#### [SHORT EXERCISE]
Tell how many lines include the string "code". Answer with a single number.

━━━ DATA LISTING ━━━

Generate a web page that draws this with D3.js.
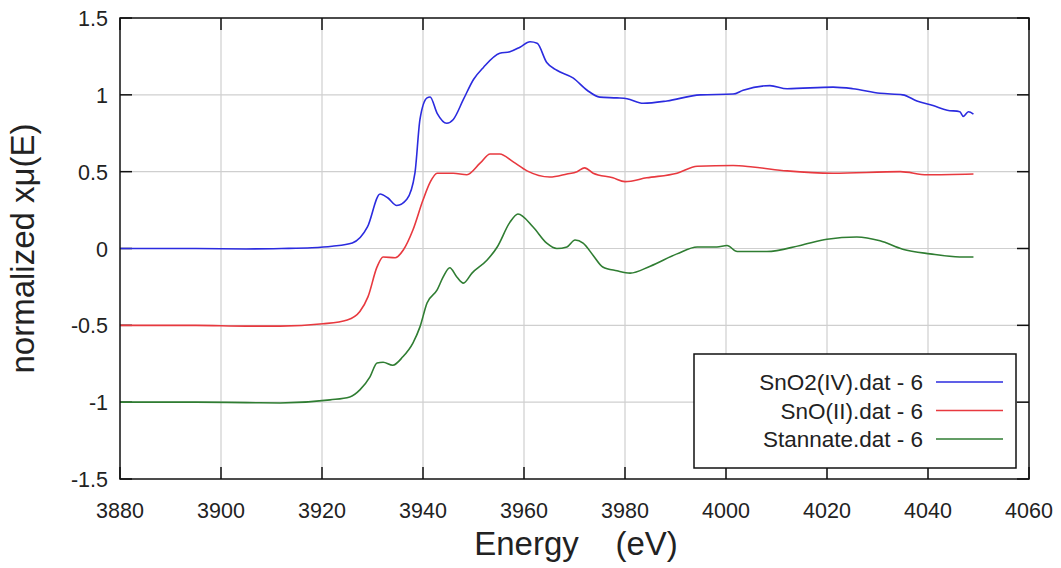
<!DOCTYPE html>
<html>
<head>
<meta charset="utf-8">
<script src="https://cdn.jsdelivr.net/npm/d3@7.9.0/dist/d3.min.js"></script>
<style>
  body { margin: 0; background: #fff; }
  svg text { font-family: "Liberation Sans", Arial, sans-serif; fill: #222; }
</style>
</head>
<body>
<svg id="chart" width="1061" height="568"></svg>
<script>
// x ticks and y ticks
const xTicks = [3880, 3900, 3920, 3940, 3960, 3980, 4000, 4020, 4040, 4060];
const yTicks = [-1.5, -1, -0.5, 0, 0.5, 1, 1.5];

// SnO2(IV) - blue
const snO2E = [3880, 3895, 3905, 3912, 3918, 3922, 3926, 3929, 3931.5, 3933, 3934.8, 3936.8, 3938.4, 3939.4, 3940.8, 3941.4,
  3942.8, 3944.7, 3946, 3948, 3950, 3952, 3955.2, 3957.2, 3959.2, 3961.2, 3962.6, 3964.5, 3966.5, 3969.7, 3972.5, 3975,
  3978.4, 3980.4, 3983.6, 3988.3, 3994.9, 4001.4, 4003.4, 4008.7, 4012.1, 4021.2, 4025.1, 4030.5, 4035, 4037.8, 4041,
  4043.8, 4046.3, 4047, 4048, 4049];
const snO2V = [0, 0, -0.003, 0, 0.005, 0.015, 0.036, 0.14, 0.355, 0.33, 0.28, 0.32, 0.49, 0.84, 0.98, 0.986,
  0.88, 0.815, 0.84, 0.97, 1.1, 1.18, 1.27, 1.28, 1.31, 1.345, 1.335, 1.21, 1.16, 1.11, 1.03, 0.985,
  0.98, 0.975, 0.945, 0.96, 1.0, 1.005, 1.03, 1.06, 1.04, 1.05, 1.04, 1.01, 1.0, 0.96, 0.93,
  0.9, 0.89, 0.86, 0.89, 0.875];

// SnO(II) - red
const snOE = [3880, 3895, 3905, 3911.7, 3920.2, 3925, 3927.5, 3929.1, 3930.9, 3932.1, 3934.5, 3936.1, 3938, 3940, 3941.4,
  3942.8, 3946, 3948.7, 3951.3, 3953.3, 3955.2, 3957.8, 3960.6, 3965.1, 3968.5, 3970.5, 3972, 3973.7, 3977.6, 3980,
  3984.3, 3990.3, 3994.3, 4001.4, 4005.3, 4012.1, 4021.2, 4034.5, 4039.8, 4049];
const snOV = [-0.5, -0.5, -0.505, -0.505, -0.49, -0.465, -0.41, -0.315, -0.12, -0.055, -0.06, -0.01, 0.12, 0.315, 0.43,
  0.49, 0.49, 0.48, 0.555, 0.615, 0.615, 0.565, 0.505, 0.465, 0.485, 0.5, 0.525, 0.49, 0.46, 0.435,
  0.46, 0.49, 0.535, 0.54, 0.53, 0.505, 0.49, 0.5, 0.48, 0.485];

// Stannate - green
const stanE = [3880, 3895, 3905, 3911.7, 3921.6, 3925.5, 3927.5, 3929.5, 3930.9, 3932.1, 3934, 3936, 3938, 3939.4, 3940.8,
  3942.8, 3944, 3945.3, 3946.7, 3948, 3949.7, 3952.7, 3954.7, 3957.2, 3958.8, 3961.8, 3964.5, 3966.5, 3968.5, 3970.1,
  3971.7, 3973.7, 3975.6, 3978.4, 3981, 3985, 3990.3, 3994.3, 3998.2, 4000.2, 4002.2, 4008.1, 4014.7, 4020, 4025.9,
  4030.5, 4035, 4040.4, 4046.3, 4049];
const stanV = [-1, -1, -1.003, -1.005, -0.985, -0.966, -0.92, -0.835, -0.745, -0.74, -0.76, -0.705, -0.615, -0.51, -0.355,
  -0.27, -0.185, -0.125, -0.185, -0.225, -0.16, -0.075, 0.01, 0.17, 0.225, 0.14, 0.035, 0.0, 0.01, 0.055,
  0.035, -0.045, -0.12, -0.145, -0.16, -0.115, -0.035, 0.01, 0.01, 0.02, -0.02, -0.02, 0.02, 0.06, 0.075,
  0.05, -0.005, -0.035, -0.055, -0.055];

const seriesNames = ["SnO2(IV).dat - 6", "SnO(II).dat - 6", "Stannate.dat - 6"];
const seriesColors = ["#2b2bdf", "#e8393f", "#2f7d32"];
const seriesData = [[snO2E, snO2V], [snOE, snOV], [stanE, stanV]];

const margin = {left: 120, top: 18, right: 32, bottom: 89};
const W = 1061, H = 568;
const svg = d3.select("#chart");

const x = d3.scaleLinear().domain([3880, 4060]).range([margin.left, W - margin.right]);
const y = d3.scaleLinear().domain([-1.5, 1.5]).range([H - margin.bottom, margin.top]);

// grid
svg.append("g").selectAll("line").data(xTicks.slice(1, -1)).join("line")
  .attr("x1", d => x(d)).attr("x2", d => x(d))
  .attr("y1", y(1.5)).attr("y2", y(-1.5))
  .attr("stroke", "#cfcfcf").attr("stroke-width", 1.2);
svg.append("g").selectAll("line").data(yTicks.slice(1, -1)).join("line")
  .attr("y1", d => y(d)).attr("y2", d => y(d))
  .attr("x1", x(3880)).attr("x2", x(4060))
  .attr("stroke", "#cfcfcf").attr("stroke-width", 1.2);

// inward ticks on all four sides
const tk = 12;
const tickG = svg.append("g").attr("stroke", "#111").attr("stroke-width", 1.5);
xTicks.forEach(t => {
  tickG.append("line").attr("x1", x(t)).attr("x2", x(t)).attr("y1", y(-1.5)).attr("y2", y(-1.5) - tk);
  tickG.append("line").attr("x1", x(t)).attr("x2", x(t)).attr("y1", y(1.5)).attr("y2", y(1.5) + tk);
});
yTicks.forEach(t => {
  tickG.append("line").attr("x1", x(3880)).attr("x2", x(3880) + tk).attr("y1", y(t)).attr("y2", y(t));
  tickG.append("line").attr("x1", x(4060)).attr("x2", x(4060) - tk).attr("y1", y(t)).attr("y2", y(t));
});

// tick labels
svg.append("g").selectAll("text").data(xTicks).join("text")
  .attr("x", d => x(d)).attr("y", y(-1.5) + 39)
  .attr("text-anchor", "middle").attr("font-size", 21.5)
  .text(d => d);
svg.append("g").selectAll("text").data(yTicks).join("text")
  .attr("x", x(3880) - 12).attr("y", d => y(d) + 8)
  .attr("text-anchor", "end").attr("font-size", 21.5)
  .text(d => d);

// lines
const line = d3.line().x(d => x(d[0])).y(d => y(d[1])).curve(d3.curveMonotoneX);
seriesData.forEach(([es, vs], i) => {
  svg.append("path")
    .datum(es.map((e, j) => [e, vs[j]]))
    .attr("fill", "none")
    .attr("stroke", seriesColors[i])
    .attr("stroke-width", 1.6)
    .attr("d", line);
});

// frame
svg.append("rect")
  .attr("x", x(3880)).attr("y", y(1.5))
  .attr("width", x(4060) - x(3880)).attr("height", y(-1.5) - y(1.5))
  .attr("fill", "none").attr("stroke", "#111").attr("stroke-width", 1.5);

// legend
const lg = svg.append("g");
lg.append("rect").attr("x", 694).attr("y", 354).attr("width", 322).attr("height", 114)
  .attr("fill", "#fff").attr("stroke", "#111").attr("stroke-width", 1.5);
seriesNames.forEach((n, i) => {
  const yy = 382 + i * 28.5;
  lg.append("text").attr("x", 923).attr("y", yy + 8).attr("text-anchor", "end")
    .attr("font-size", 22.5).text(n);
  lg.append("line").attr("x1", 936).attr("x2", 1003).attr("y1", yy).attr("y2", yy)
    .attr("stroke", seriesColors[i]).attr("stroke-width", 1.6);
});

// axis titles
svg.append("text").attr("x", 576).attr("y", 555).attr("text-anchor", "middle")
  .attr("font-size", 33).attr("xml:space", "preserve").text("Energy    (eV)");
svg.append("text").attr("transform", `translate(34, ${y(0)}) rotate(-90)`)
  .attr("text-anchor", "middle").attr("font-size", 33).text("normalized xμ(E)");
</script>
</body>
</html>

━━━
━━━ DATA LISTING ━━━

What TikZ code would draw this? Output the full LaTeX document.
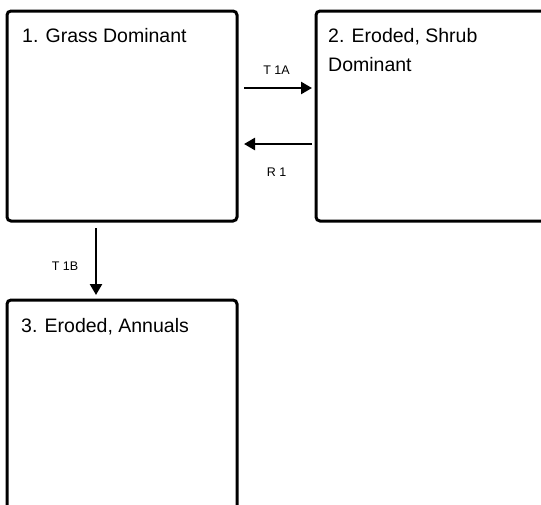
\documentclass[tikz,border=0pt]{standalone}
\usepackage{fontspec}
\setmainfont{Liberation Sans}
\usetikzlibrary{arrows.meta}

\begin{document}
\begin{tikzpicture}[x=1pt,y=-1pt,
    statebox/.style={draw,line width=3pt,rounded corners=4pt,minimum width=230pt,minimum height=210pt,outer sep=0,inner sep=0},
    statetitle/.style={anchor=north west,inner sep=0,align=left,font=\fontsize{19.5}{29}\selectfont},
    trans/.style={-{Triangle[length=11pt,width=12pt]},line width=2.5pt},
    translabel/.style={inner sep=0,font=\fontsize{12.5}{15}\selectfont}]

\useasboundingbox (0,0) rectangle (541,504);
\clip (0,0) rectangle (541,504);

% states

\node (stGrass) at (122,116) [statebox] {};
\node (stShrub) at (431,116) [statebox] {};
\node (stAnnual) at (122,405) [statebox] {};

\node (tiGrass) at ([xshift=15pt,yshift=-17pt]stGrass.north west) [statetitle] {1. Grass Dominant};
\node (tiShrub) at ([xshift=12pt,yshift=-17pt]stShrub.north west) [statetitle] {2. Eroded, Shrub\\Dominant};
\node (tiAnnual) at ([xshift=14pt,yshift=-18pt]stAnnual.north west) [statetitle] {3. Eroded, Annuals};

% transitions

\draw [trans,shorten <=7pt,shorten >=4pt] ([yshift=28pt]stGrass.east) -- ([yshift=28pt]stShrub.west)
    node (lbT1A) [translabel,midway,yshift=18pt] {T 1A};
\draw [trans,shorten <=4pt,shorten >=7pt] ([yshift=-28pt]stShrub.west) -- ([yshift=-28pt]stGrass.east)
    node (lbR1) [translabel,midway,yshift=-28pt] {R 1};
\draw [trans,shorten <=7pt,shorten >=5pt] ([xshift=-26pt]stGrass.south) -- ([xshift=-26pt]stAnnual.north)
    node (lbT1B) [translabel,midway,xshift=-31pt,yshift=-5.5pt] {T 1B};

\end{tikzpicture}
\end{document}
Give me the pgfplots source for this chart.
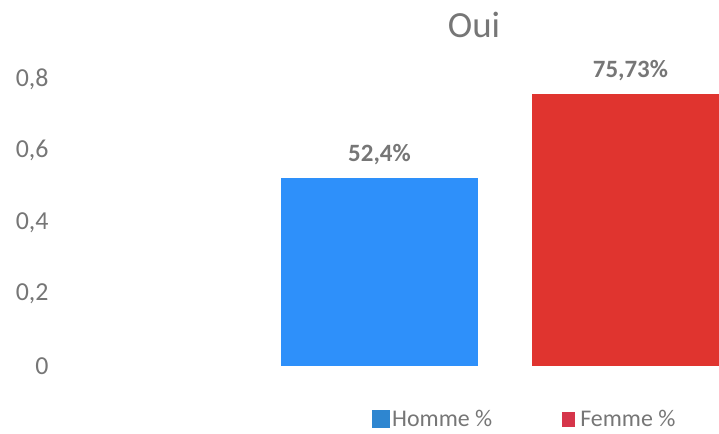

━━━
━━━ DATA LISTING ━━━

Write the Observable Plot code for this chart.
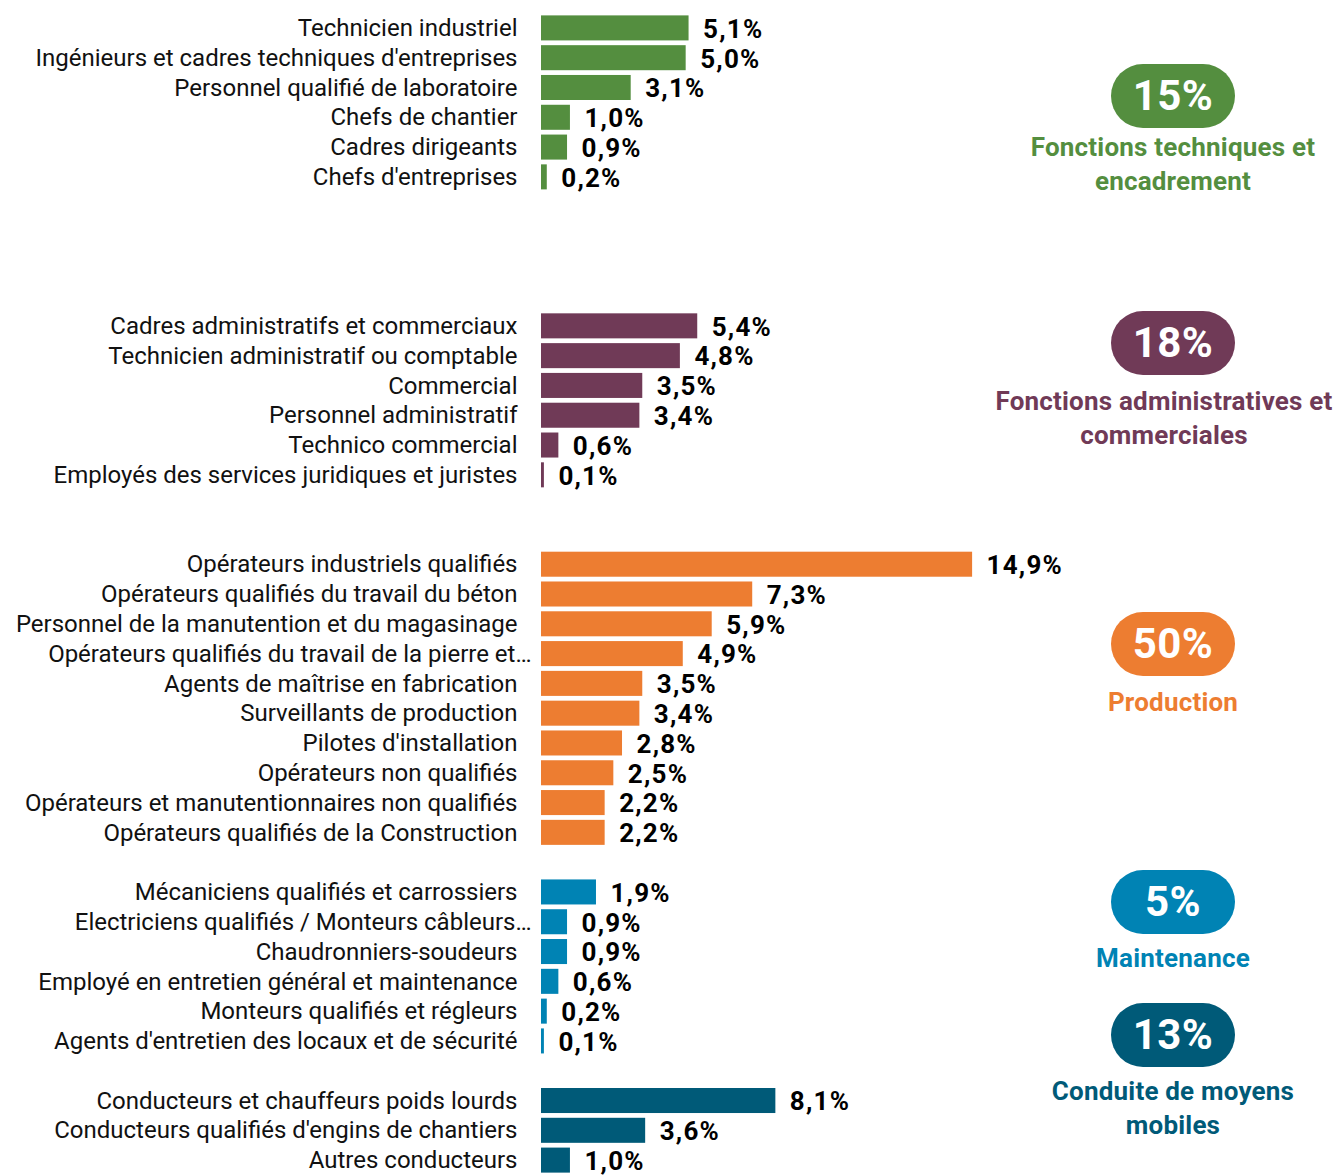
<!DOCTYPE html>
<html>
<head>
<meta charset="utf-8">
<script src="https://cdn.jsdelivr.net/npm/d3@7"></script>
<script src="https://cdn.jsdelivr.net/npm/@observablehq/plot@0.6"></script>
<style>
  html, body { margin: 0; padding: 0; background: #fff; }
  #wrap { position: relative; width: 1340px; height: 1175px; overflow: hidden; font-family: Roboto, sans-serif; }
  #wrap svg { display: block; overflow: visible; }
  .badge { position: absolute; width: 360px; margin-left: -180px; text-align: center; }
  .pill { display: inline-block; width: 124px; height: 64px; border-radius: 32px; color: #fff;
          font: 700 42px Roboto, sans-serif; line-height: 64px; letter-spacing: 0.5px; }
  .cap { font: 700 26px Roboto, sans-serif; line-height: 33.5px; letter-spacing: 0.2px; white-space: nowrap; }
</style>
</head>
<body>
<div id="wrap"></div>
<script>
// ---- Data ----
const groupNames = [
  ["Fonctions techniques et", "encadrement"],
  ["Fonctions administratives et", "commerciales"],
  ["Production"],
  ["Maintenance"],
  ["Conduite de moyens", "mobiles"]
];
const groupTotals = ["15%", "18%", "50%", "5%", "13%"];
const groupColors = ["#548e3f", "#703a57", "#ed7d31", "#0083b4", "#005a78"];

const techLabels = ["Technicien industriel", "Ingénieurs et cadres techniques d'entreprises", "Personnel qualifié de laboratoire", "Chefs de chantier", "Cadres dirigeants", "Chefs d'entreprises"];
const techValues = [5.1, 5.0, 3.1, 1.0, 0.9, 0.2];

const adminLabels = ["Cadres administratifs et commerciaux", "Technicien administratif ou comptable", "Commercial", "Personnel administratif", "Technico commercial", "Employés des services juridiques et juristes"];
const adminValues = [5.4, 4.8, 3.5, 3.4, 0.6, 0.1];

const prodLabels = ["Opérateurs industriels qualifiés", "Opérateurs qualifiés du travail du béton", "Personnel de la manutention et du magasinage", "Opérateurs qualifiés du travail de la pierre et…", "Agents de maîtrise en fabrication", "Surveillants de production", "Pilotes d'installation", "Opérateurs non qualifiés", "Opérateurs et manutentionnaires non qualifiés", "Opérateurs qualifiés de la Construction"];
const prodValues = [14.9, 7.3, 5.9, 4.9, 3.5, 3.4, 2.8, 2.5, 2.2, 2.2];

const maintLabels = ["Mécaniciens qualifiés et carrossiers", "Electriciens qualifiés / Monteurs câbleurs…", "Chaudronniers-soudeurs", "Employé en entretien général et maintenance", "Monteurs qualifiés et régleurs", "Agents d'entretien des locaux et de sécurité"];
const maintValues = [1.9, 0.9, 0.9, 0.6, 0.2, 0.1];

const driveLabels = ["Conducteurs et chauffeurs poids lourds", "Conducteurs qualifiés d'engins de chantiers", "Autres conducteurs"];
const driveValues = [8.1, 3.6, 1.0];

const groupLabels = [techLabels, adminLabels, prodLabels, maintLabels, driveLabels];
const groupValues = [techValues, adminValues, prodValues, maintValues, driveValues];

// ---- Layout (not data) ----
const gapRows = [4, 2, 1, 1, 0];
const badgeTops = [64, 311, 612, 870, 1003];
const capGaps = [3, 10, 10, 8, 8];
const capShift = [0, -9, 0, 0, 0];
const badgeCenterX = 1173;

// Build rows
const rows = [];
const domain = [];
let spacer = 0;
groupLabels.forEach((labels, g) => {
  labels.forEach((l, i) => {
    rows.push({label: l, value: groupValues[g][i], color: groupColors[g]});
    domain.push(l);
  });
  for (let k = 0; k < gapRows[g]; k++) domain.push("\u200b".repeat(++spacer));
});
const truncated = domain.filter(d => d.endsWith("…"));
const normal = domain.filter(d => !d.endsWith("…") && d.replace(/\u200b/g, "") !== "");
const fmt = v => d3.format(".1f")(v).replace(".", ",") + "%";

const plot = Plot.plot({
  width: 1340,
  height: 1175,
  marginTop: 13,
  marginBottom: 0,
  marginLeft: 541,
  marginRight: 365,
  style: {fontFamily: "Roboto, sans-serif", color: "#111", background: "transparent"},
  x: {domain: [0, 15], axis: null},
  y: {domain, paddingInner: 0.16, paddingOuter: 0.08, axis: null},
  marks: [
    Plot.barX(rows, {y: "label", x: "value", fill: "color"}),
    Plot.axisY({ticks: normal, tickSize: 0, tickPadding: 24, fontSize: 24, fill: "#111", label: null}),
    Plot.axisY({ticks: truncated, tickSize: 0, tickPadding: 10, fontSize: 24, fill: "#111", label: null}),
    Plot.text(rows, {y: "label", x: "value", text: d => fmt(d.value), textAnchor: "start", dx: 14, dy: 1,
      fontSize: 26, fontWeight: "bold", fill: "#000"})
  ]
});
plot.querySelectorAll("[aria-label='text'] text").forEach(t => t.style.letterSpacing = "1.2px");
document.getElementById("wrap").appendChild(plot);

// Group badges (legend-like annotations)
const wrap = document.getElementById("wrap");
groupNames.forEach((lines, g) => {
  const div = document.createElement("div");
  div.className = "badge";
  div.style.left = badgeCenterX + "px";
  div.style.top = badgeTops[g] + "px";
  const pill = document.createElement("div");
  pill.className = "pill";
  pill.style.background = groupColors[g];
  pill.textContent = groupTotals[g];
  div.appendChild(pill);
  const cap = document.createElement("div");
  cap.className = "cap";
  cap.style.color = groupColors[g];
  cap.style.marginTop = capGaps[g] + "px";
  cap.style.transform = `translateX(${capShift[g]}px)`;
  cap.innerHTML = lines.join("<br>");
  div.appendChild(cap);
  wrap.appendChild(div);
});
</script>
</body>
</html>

━━━

#### [SOLUTION TO THIS EXERCISE]
2